Overeating.  Remember when you tried your hardest to avoid the Freshman Fifteen? Well recycle that same mentality to avoid the winter weight that’s begging to hang out on your tummy rolls, thighs and love handles. It might have good intentions, trying to keep you warm for the winter, but all it’ll really do is make you feel like crap. Not to mention the hard time it’ll give you when spring arrives and you’re still carrying it around with you. Next time you go to grab a bag of chips or a second donut in the morning (That’s right, let yourself have that first one. Treat yo’ self.) try this: Imagine how many push ups it’ll take to get rid of that tenth handful of chips. Or think about how many extra minutes on the treadmill it’ll take to burn off that third donut you didn’t even realize you picked up. I like to imagine little miniature six packs and buff arms sitting on either side of my shoulders, sort of like little angels, telling me right from wrong. Except they’re telling me to put down the almost-empty Pringles can. It’s not about looking a certain way or getting a six pack or the perfect backside; it’s about keeping those arteries clog-free all year round.

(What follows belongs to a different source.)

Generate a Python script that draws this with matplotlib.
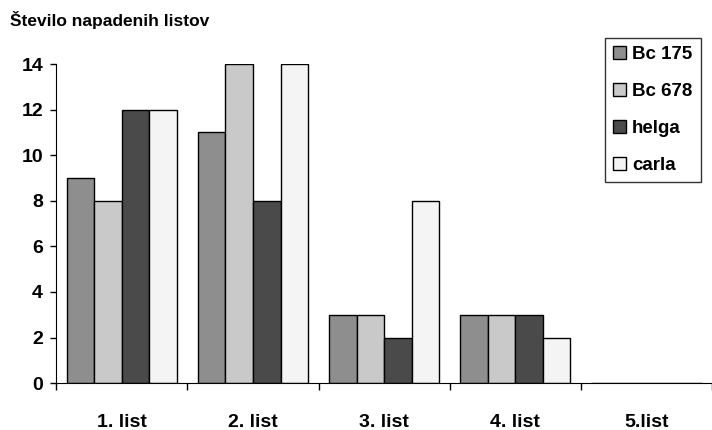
import numpy as np
import matplotlib.pyplot as plt
from matplotlib.ticker import FixedLocator

plt.rcParams['font.family'] = ['Liberation Sans', 'DejaVu Sans']

categories = ['1. list', '2. list', '3. list', '4. list', '5.list']
series = ['Bc 175', 'Bc 678', 'helga', 'carla']
bc175 = [9, 11, 3, 3, 0]
bc678 = [8, 14, 3, 3, 0]
helga = [12, 8, 2, 3, 0]
carla = [12, 14, 8, 2, 0]
colors = ['#8e8e8e', '#c9c9c9', '#4a4a4a', '#f4f4f4']

fig = plt.figure(figsize=(7.12, 4.30), dpi=100)
ax = fig.add_axes([0.079, 0.109, 0.921, 0.742])

x = np.arange(len(categories))
w = 0.21
for i, (name, vals) in enumerate(zip(series, [bc175, bc678, helga, carla])):
    ax.bar(x + (i - 1.5) * w, vals, w, color=colors[i], edgecolor='black',
           linewidth=1.0, label=name)

ax.set_xlim(-0.5, 4.5)
ax.set_ylim(0, 14)
ax.set_yticks(range(0, 15, 2))
ax.set_xticks(x)
ax.set_xticklabels(categories)
ax.xaxis.set_minor_locator(FixedLocator(np.arange(-0.5, 5, 1)))
ax.tick_params(axis='x', which='major', length=0, pad=22, labelsize=14)
ax.tick_params(axis='x', which='minor', length=5, width=1, direction='out')
ax.tick_params(axis='y', length=4.5, width=1, direction='out', labelsize=14, pad=5)
for lab in ax.get_xticklabels() + ax.get_yticklabels():
    lab.set_fontweight('bold')
ax.spines['top'].set_visible(False)
ax.spines['right'].set_visible(False)

fig.text(0.014, 0.953, 'Število napadenih listov', fontsize=12.5,
         fontweight='bold', va='center')

leg = ax.legend(loc='upper right', bbox_to_anchor=(0.984, 0.912),
                bbox_transform=fig.transFigure, fancybox=False,
                edgecolor='black', prop={'size': 13.5, 'weight': 'bold'},
                handlelength=0.7, handleheight=0.7, handletextpad=0.3,
                labelspacing=1.05, borderpad=0.45, borderaxespad=0)
leg.get_frame().set_linewidth(1.0)

fig.savefig('out.png', dpi=100)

Sleep Issues.  If you’ve started to let the soothing glow of your laptop screen and familiar sounds of Netflix lull you to bed, falling asleep and staying asleep probably isn’t one of your strong suits (It takes one to know one.) Close the laptop. I mean it: slowly… slowly… there you go. OK, now get into your favorite pajamas, or the nude if you’re one of those people (hope you don’t have a roommate). Figure out if soothing music, maybe some classical or synth/instrumental, is calming to you. If it just keeps you up, then go sans the tunes. If you’re less of an auditory person and more about sight and scents, try turning the lights off and using a favorite lotion. Something with lavender or vanilla is always my go-to. Now just breathe. Yes, it’s the most boring thing ever, but that’s the point. Stop thinking: I can hear your thoughts from here. Stop making lists or reliving horribly embarrassing moments. Just breathe. Are you asleep yet?

If none of these tips work, or maybe these aren’t the symptoms you’re experiencing, hit me up. Send me a tweet or Facebook messageif people still do that aside from my momand I’ll brainstorm some more completely biased advice. Or you can consult good ol’ Doctor Google. Just please, stay away from WebMD; we can all go a little crazy there.

Worst comes to worst and you don’t find a fix for your blues, you’re just in luck. April is here and spring is waiting with open arms to hug the SADdness right out of you.